YOUR TASK
Return the material exactly, first line through the line containing "3.5, 2.65, 2.5];", and nothing more. Pictures stay out.

DATASET CONTENT
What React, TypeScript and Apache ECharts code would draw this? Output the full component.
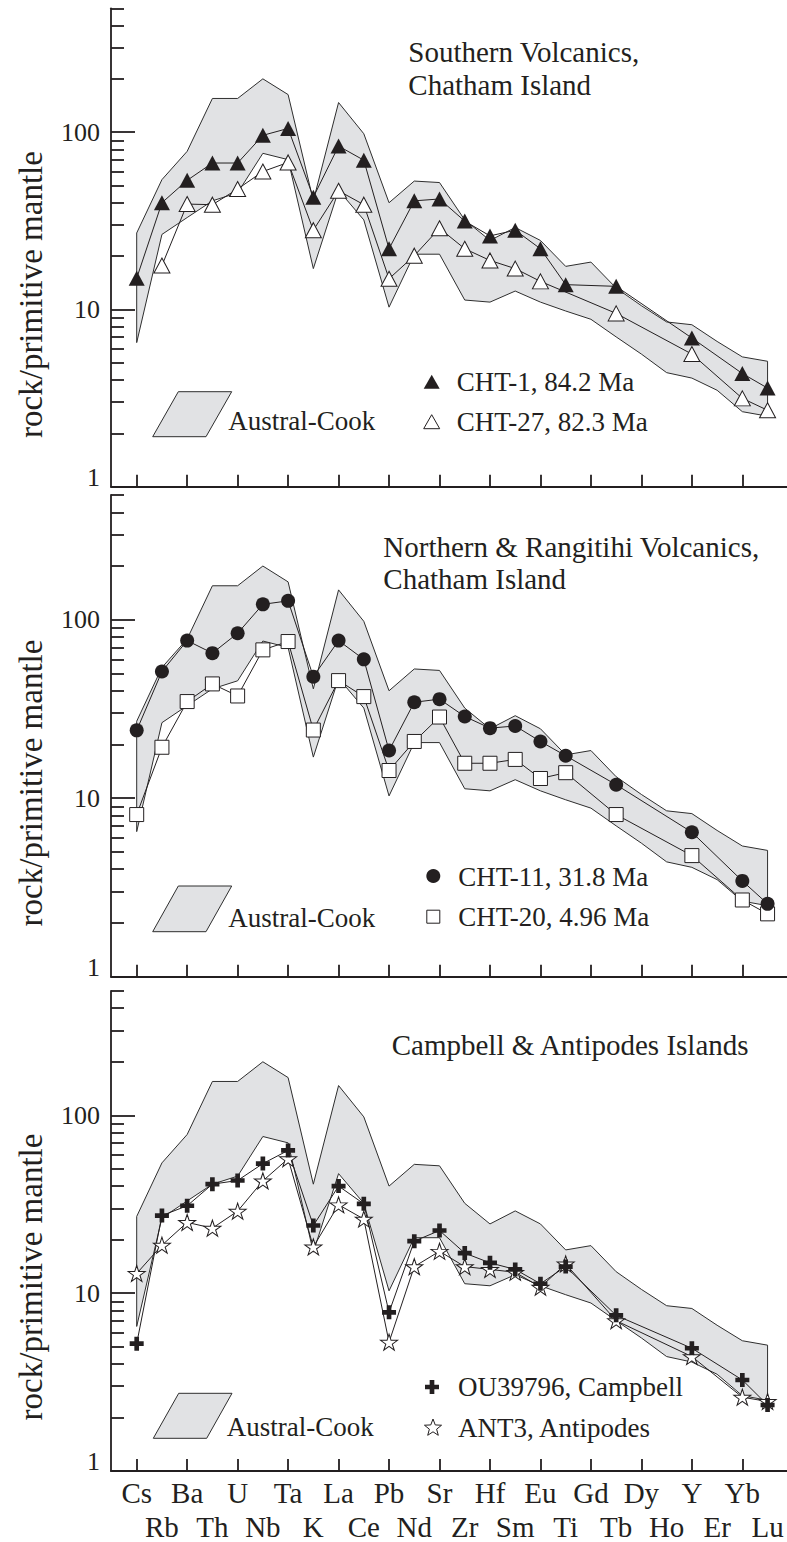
import React, { useEffect, useRef } from 'react';
import * as echarts from 'echarts';

// ---------------- data ----------------
const categories = ['Cs', 'Rb', 'Ba', 'Th', 'U', 'Nb', 'Ta', 'K', 'La', 'Ce', 'Pb', 'Nd', 'Sr', 'Zr', 'Hf', 'Sm', 'Eu', 'Ti', 'Gd', 'Tb', 'Dy', 'Ho', 'Y', 'Er', 'Yb', 'Lu'];
const xTickCategories = ['Cs', 'Ba', 'U', 'Ta', 'La', 'Pb', 'Sr', 'Hf', 'Eu', 'Gd', 'Dy', 'Y', 'Yb'];

// Austral-Cook field (same in every panel)
const australCookUpper = [27, 54, 78, 155, 155, 200, 163, 41, 147, 98, 40, 53, 52, 32, 24.5, 29, 24.5, 17.5, 18.5, 13.2, 10.5, 8.5, 8.2, 6.6, 5.4, 5.1];
const australCookLower = [6.5, 26.5, 33, 41, 45.5, 76, 70, 17, 47, 32, 10.3, 20.5, 20.5, 11.3, 11, 12.7, 11, 9.8, 8.8, 7, 5.6, 4.4, 4.1, 3.5, 2.65, 2.5];

// Southern Volcanics
const cht1 = [15, 40, 53.5, 67, 67, 96, 105, 43, 83.5, 69.5, 22, 41, 42, 31.5, 26, 28, 22, 13.8, null, 13.5, null, null, 6.9, null, 4.35, 3.6];
const cht27 = [null, 17.7, 39.3, 39, 47.8, 60, 67.5, 28, 46.7, 39, 14.9, 20.1, 28.7, 22, 18.9, 17, 14.4, null, null, 9.5, null, null, 5.6, null, 3.15, 2.7];

// Northern & Rangitihi Volcanics
const cht11 = [24, 51.3, 76.4, 65, 84, 122, 127.6, 48, 76.4, 60, 18.5, 34.5, 35.9, 28.7, 24.7, 25.4, 20.8, 17.3, null, 11.9, null, null, 6.45, null, 3.44, 2.56];
const cht20 = [8.1, 19.3, 34.8, 43.7, 37.4, 67.8, 75.5, 24.1, 45.6, 37.1, 14.3, 20.8, 28.5, 15.7, 15.7, 16.5, 12.9, 13.9, null, 8.1, null, null, 4.77, null, 2.69, 2.25];

// Campbell & Antipodes
const ou39796 = [5.2, 27.3, 31, 41, 43, 53.5, 63.5, 24, 40, 31.8, 7.8, 19.6, 22.5, 16.8, 14.8, 13.6, 11.3, 14.1, null, 7.5, null, null, 4.9, null, 3.25, 2.35];
const ant3 = [12.9, 18.6, 25, 23.2, 28.9, 42.8, 57, 18.2, 31.4, 26.1, 5.3, 14.1, 17.2, 14.1, 13.6, 13.1, 10.8, 14.6, null, 7, null, null, 4.4, null, 2.6, 2.46];

const yMajorTicks = [10, 100];
const yMinorTicks = [2, 3, 4, 5, 6, 7, 8, 9, 20, 30, 40, 50, 60, 70, 80, 90, 200, 300, 400, 500];
const yTickLabels = [1, 10, 100];

const panelTitles = ['Southern Volcanics,\nChatham Island', 'Northern & Rangitihi Volcanics,\nChatham Island', 'Campbell & Antipodes Islands'];
const yAxisTitle = 'rock/primitive mantle';
const fieldName = 'Austral-Cook';

// ---------------- style ----------------
const FONT = '"Liberation Serif", "Times New Roman", serif';
const INK = '#231f20';
const BAND_FILL = '#e1e2e4';
const X_MIN = -1.018;
const X_MAX = 25.77;
const GRID_LEFT = 111;
const GRID_WIDTH = 676;
const panelLayout = [
  { top: 8.3, height: 478.4 },
  { top: 495, height: 481.7 },
  { top: 991, height: 480 },
];

const STAR_PATH = 'path://M50,0L61.23,34.55L97.55,34.55L68.17,55.9L79.39,90.45L50,69.1L20.61,90.45L31.83,55.9L2.45,34.55L38.77,34.55Z';
const PLUS_PATH = 'path://M5,0H10V5H15V10H10V15H5V10H0V5H5Z';

function toPairs(values: (number | null)[]) {
  const out: number[][] = [];
  values.forEach((v, i) => {
    if (v != null) out.push([i, v]);
  });
  return out;
}

function lineSeries(name: string, values: (number | null)[], panel: number, symbol: string, size: any, filled: boolean) {
  return {
    type: 'line',
    name,
    xAxisIndex: panel,
    yAxisIndex: panel * 2,
    data: toPairs(values),
    connectNulls: true,
    symbol,
    symbolSize: size,
    showSymbol: true,
    showAllSymbol: true,
    lineStyle: { color: INK, width: 1 },
    itemStyle: filled
      ? { color: INK, borderColor: INK, borderWidth: 0 }
      : { color: '#ffffff', borderColor: INK, borderWidth: 1 },
    emphasis: { disabled: true },
    silent: true,
    z: 3,
  };
}

function bandSeries(panel: number) {
  const n = categories.length;
  return {
    type: 'custom',
    name: fieldName,
    xAxisIndex: panel,
    yAxisIndex: panel * 2,
    silent: true,
    z: 1,
    data: categories.map((_, i) => [i, australCookLower[i], australCookUpper[i]]),
    encode: { x: 0, y: [1, 2] },
    renderItem: (params: any, api: any) => {
      if (params.dataIndex !== 0) return null;
      const pts: number[][] = [];
      for (let i = 0; i < n; i++) pts.push(api.coord([i, australCookUpper[i]]));
      for (let i = n - 1; i >= 0; i--) pts.push(api.coord([i, australCookLower[i]]));
      return {
        type: 'polygon',
        shape: { points: pts },
        style: { fill: BAND_FILL, stroke: '#2e2e2e', lineWidth: 1 },
      };
    },
  };
}

function starPoints(cx: number, cy: number, R: number, r: number) {
  const pts: number[][] = [];
  for (let k = 0; k < 10; k++) {
    const a = -Math.PI / 2 + (k * Math.PI) / 5;
    const rad = k % 2 === 0 ? R : r;
    pts.push([cx + rad * Math.cos(a), cy + rad * Math.sin(a)]);
  }
  return pts;
}

function plusPoints(cx: number, cy: number, s: number) {
  const h = s / 2;
  const t = s / 6;
  return [
    [cx - t, cy - h], [cx + t, cy - h], [cx + t, cy - t], [cx + h, cy - t], [cx + h, cy + t], [cx + t, cy + t],
    [cx + t, cy + h], [cx - t, cy + h], [cx - t, cy + t], [cx - h, cy + t], [cx - h, cy - t], [cx - t, cy - t],
  ];
}

function textEl(text: string, x: number, y: number, size: number, extra: any = {}) {
  return {
    type: 'text',
    x,
    y,
    silent: true,
    style: {
      text,
      font: `${size}px ${FONT}`,
      fill: INK,
      align: 'left',
      verticalAlign: 'middle',
      textAlign: 'left',
      textVerticalAlign: 'middle',
      ...extra,
    },
  };
}

function buildOption() {
  const axisLineStyle = { color: INK, width: 1.8 };
  const xTickValues = xTickCategories.map((c) => categories.indexOf(c));
  const evenIdx = categories.map((_, k) => k).filter((k) => k % 2 === 0);
  const oddIdx = categories.map((_, k) => k).filter((k) => k % 2 === 1);

  const grid = panelLayout.map((p) => ({
    left: GRID_LEFT,
    width: GRID_WIDTH,
    top: p.top,
    height: p.height,
    containLabel: false,
    outerBoundsMode: 'none',
  }));

  const labelBase = {
    show: true,
    formatter: (v: number) => categories[Math.round(v)],
    fontFamily: FONT,
    fontSize: 29,
    lineHeight: 28,
    color: INK,
    hideOverlap: false,
    showMinLabel: true,
    showMaxLabel: true,
  };

  const xAxis: any[] = panelLayout.map((_, i) => ({
    type: 'value',
    gridIndex: i,
    min: X_MIN,
    max: X_MAX,
    position: 'bottom',
    axisLine: { show: true, onZero: false, lineStyle: axisLineStyle },
    axisTick: { show: true, inside: true, length: 12, customValues: xTickValues, lineStyle: axisLineStyle },
    axisLabel: i === 2 ? { ...labelBase, customValues: evenIdx, margin: 8 } : { show: false },
    splitLine: { show: false },
  }));
  // second label row of the bottom panel (Rb, Th, Nb, ...)
  xAxis.push({
    type: 'value',
    gridIndex: 2,
    min: X_MIN,
    max: X_MAX,
    position: 'bottom',
    offset: 0,
    axisLine: { show: false, onZero: false },
    axisTick: { show: false },
    axisLabel: { ...labelBase, customValues: oddIdx, margin: 42 },
    splitLine: { show: false },
  });

  const yAxis: any[] = [];
  panelLayout.forEach((_, i) => {
    yAxis.push({
      type: 'log',
      logBase: 10,
      gridIndex: i,
      min: 1,
      max: 500,
      position: 'left',
      axisLine: { show: true, onZero: false, lineStyle: axisLineStyle },
      axisTick: { show: true, inside: true, length: 24, customValues: yMajorTicks, lineStyle: axisLineStyle },
      axisLabel: {
        show: true,
        customValues: yTickLabels,
        margin: 11,
        fontFamily: FONT,
        fontSize: 26,
        color: INK,
        showMinLabel: true,
        showMaxLabel: true,
        formatter: (v: number) => {
          const r = Math.round(v);
          return r === 1 ? '{lo|1}' : String(r);
        },
        rich: { lo: { fontFamily: FONT, fontSize: 26, color: INK, padding: [0, 0, 19, 0] } },
      },
      splitLine: { show: false },
    });
    yAxis.push({
      type: 'log',
      logBase: 10,
      gridIndex: i,
      min: 1,
      max: 500,
      position: 'left',
      axisLine: { show: false, onZero: false },
      axisTick: { show: true, inside: true, length: 13, customValues: yMinorTicks, lineStyle: axisLineStyle },
      axisLabel: { show: false },
      splitLine: { show: false },
    });
  });

  const series: any[] = [
    bandSeries(0),
    lineSeries('CHT-27, 82.3 Ma', cht27, 0, 'triangle', [16, 15], false),
    lineSeries('CHT-1, 84.2 Ma', cht1, 0, 'triangle', [16, 15], true),
    bandSeries(1),
    lineSeries('CHT-20, 4.96 Ma', cht20, 1, 'rect', 14, false),
    lineSeries('CHT-11, 31.8 Ma', cht11, 1, 'circle', 14, true),
    bandSeries(2),
    lineSeries('ANT3, Antipodes', ant3, 2, STAR_PATH, [17, 16], false),
    lineSeries('OU39796, Campbell', ou39796, 2, PLUS_PATH, 14, true),
  ];

  const filled = { fill: INK, stroke: INK, lineWidth: 0 };
  const open = { fill: '#ffffff', stroke: INK, lineWidth: 1 };
  const bandStyle = { fill: BAND_FILL, stroke: '#2e2e2e', lineWidth: 1 };

  const graphic: any[] = [
    // y titles
    { ...textEl(yAxisTitle, 31, 294.5, 33, { align: 'center', textAlign: 'center' }), rotation: Math.PI / 2 },
    { ...textEl(yAxisTitle, 31, 783, 33, { align: 'center', textAlign: 'center' }), rotation: Math.PI / 2 },
    { ...textEl(yAxisTitle, 31, 1277, 33, { align: 'center', textAlign: 'center' }), rotation: Math.PI / 2 },
    // panel titles
    textEl(panelTitles[0], 408.3, 35.5, 29, { verticalAlign: 'top', textVerticalAlign: 'top', lineHeight: 33 }),
    textEl(panelTitles[1], 383.3, 530.7, 29, { verticalAlign: 'top', textVerticalAlign: 'top', lineHeight: 32 }),
    textEl(panelTitles[2], 391.7, 1045, 29),
    // Austral-Cook keys
    { type: 'polygon', silent: true, shape: { points: [[152.7, 436.7], [178.3, 391.7], [231.7, 391.7], [206, 436.7]] }, style: bandStyle },
    textEl(fieldName, 228.3, 420.7, 27),
    { type: 'polygon', silent: true, shape: { points: [[152.7, 931.7], [178.3, 886], [231.7, 886], [206, 931.7]] }, style: bandStyle },
    textEl(fieldName, 228.3, 918.3, 27),
    { type: 'polygon', silent: true, shape: { points: [[153.3, 1438.3], [178.7, 1393.3], [232, 1393.3], [206.7, 1438.3]] }, style: bandStyle },
    textEl(fieldName, 226.7, 1427, 27),
    // panel 1 sample keys
    { type: 'polygon', silent: true, shape: { points: [[423.7, 388.7], [431.7, 374.7], [439.7, 388.7]] }, style: filled },
    textEl('CHT-1, 84.2 Ma', 456.7, 381.5, 27),
    { type: 'polygon', silent: true, shape: { points: [[423.7, 428.7], [431.7, 414.7], [439.7, 428.7]] }, style: open },
    textEl('CHT-27, 82.3 Ma', 456.7, 422, 27),
    // panel 2 sample keys
    { type: 'circle', silent: true, shape: { cx: 433.3, cy: 876, r: 7 }, style: filled },
    textEl('CHT-11, 31.8 Ma', 458.3, 876.7, 27),
    { type: 'rect', silent: true, shape: { x: 426.8, y: 910.2, width: 13, height: 13 }, style: open },
    textEl('CHT-20, 4.96 Ma', 458.3, 917.3, 27),
    // panel 3 sample keys
    { type: 'polygon', silent: true, shape: { points: plusPoints(432, 1387, 14) }, style: filled },
    textEl('OU39796, Campbell', 458, 1387, 27),
    { type: 'polygon', silent: true, shape: { points: starPoints(433, 1428, 9, 3.8) }, style: open },
    textEl('ANT3, Antipodes', 458, 1428.3, 27),
  ];

  return {
    animation: false,
    backgroundColor: '#ffffff',
    grid,
    xAxis,
    yAxis,
    series,
    graphic,
  };
}

export default function App() {
  const ref = useRef<HTMLDivElement>(null);
  useEffect(() => {
    if (!ref.current) return;
    const chart = echarts.init(ref.current, null, { renderer: 'svg' });
    chart.setOption(buildOption() as any);
    return () => {
      chart.dispose();
    };
  }, []);
  return (
    <div
      ref={ref}
      style={{ position: 'absolute', left: 0, top: 0, width: 787, height: 1542, background: '#ffffff' }}
    />
  );
}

RIGHT ANSWER
What React, TypeScript and Apache ECharts code would draw this? Output the full component.
import React, { useEffect, useRef } from 'react';
import * as echarts from 'echarts';

// ---------------- data ----------------
const categories = ['Cs', 'Rb', 'Ba', 'Th', 'U', 'Nb', 'Ta', 'K', 'La', 'Ce', 'Pb', 'Nd', 'Sr', 'Zr', 'Hf', 'Sm', 'Eu', 'Ti', 'Gd', 'Tb', 'Dy', 'Ho', 'Y', 'Er', 'Yb', 'Lu'];
const xTickCategories = ['Cs', 'Ba', 'U', 'Ta', 'La', 'Pb', 'Sr', 'Hf', 'Eu', 'Gd', 'Dy', 'Y', 'Yb'];

// Austral-Cook field (same in every panel)
const australCookUpper = [27, 54, 78, 155, 155, 200, 163, 41, 147, 98, 40, 53, 52, 32, 24.5, 29, 24.5, 17.5, 18.5, 13.2, 10.5, 8.5, 8.2, 6.6, 5.4, 5.1];
const australCookLower = [6.5, 26.5, 33, 41, 45.5, 76, 70, 17, 47, 32, 10.3, 20.5, 20.5, 11.3, 11, 12.7, 11, 9.8, 8.8, 7, 5.6, 4.4, 4.1, 3.5, 2.65, 2.5];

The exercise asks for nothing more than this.